Si l’on est un peu familiarisé avec l’œuvre de Deleuze, on comprend rapidement qu’il s’agit là d’une entreprise ambitieuse, Deleuze ayant consacré beaucoup de temps et de papier à déconstruire les systèmes proposés par d’autres (Kant en particulier). Plus précisément, Deleuze s’est attaché à relever les contradictions qui finissent par mettre à mal jusqu’aux systèmes de pensée les plus performants. Voici donc ce que sont les mouvements aberrants dans la philosophie: les contradictions inhérentes au système, ses hoquets, ses imprévus. Ces mouvements existent aussi dans les domaines de l’économie, de l'éthique, de la politique, de la psychanalyse, bref, qu'on le veuille ou non, ils font partie intégrante du fondement sans lequel nos sociétés ne pourraient exister, puisqu'ils sont inhérents au système.

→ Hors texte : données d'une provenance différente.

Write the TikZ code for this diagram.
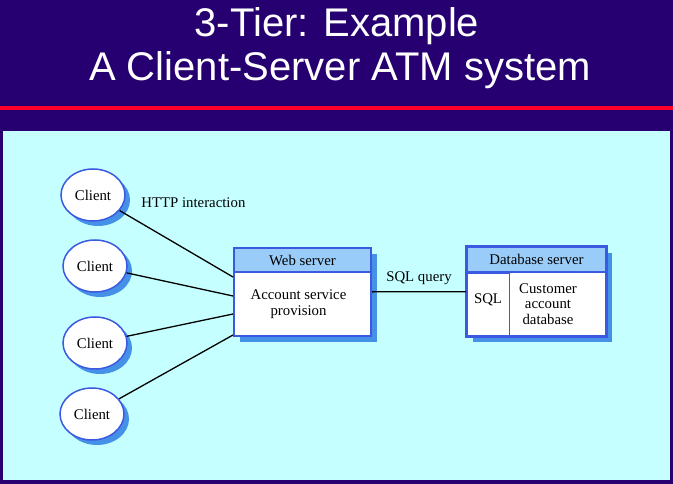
\documentclass[tikz,border=0pt]{standalone}
\usepackage{fontspec}
\setmainfont{Liberation Serif}
\newfontfamily\titlefont{Liberation Sans}
\usetikzlibrary{shapes.geometric,positioning,shadows}
\definecolor{slidebg}{RGB}{38,0,112}
\definecolor{panelcyan}{RGB}{198,255,255}
\definecolor{rulered}{RGB}{255,0,40}
\definecolor{edgeblue}{RGB}{60,90,225}
\definecolor{headblue}{RGB}{153,204,248}
\definecolor{shadeblue}{RGB}{70,145,232}

\begin{document}
\begin{tikzpicture}[x=1pt, y=-1pt, line width=1.3pt]
   \tikzstyle{every node} = [inner sep=0pt, font=\fontsize{14.8}{15.5}\selectfont];
   \tikzstyle{client} = [ellipse, draw=edgeblue, line width=1.5pt, fill=white, minimum width=64pt, minimum height=52pt,
                         copy shadow={shadow xshift=5pt, shadow yshift=-5pt, draw=none, fill=shadeblue}];
   \tikzstyle{box} = [rectangle, draw=edgeblue, line width=2pt, fill=white,
                      copy shadow={shadow xshift=6pt, shadow yshift=-6pt, draw=none, fill=shadeblue}];
   \tikzstyle{head} = [rectangle, draw=edgeblue, line width=2pt, fill=headblue, anchor=north];
   \tikzstyle{title} = [anchor=base, text=white, font=\titlefont\fontsize{40}{40}\selectfont];
   % slide
   \fill[slidebg] (0,0) rectangle (673,484);
   \useasboundingbox (0,0) rectangle (673,484);
   \fill[rulered] (0,106) rectangle (673,110);
   \fill[panelcyan] (3,131) rectangle (670,480);
   \node[title] (t1) at (337,37) {3-Tier: Example};
   \node[title] (t2) at (340,81) {A Client-Server ATM system};
   % clients
   \node[client] (a) at (93,195) {Client};
   \node[client] (b) at (95,266) {Client};
   \node[client] (c) at (95,343) {Client};
   \node[client] (d) at (92,414) {Client};
   \node[] (m) [right=15pt of a, yshift=-8pt] {HTTP interaction};
   % web server
   \node[box, minimum width=137pt, minimum height=88pt] (e) at (302.5,292) {};
   \node[head, minimum width=137pt, minimum height=24pt] (f) at (e.north) {Web server};
   \node[align=center] (g) [below=16.5pt of f, xshift=-4pt] {Account service\\provision};
   % database server
   \node[box, minimum width=139pt, minimum height=89pt] (h) at (536.5,291.5) {};
   \node[head, minimum width=139pt, minimum height=25pt] (i) at (h.north) {Database server};
   \node[rectangle, draw=edgeblue, line width=1pt, anchor=north west, minimum width=43pt, minimum height=64pt] (j) at (i.south west) {};
   \node[] (k) [below=20pt of j.north] {SQL};
   \node[align=center, anchor=north] (l) at (548,283) {Customer\\account\\database};
   \draw[edgeblue, line width=2pt] (h.north west) rectangle (h.south east);
   % connectors
   \coordinate (p) at ([yshift=15pt]e.west);
   \coordinate (q) at ([yshift=-4pt]e.west);
   \coordinate (r) at ([yshift=-22pt]e.west);
   \coordinate (s) at ([yshift=-43pt]e.west);
   \path (a) edge (p);
   \path (b) edge (q);
   \path (c) edge (r);
   \path (d) edge (s);
   \path (e) edge node[above=6pt] (n) {SQL query} (h);
\end{tikzpicture}
\end{document}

La problématique dégagée dans l’ouvrage de David Lapoujade ne semble finalement pas éloignée de celle qui structure ontologiquement le quotidien de tout chercheur, en particulier en sciences humaines : celle de la construction de l’objet d’étude par sa définition, définition qui confère, de facto, au chercheur susmentionné la légitimité nécessaire pour s’emparer de l’objet qu’il a lui-même construit. Si je définis l’objet de ma pensée, je le restreins à la représentation que j’en ai et reconnais ma propre légitimité à traiter de cet objet. Si j’adopte l’Œdipe comme fondement de la psychanalyse, alors tout ce que je suis inapte à expliquer par l’Œdipe ne ressort pas du domaine de la psychanalyse, ou n'existe pas, etc.
Pour synthétiser, tout effort de définition rejette nécessairement aux marges tout ce que le système ainsi élaboré ne permet pas, tout ce qu’il est incapable de concevoir ou d’expliquer. Paradoxalement, c’est la définition qui crée le mouvement aberrant, puisque c’est elle qui va exclure certains objets, réels ou de pensée, à l’extérieur du champ des possibles qu’elle impose.
Il est donc possible de concevoir une représentation topologique de la philosophie Deleuzienne, conformément à ce que lui-même propose, constituée de territoires et de leurs marges, d’une surface que l’on peut cartographier et de profondeurs qui contiennent toujours une part d’insondable.
On peut apprécier l’effort de l’auteur, qui propose une vision homogénéisée de la pensée de Deleuze (un système Deleuze, avec ses propres mouvements aberrants ?), en revanche, le livre est ardu, plus ardu même que certains textes du philosophe. Les premiers chapitres sont particulièrement difficiles, et le recours à l’interro-négation qui y est une stratégie rhétorique récurrente conduit le lecteur à se demander si David Lapoujade a bien l'intention, à un moment ou à un autre, de le conduire quelque part. A mon sens, ce livre ne saurait constituer une porte d’entrée dans la pensée Deleuzienne, mais doit plutôt être consulté après lecture de Deleuze.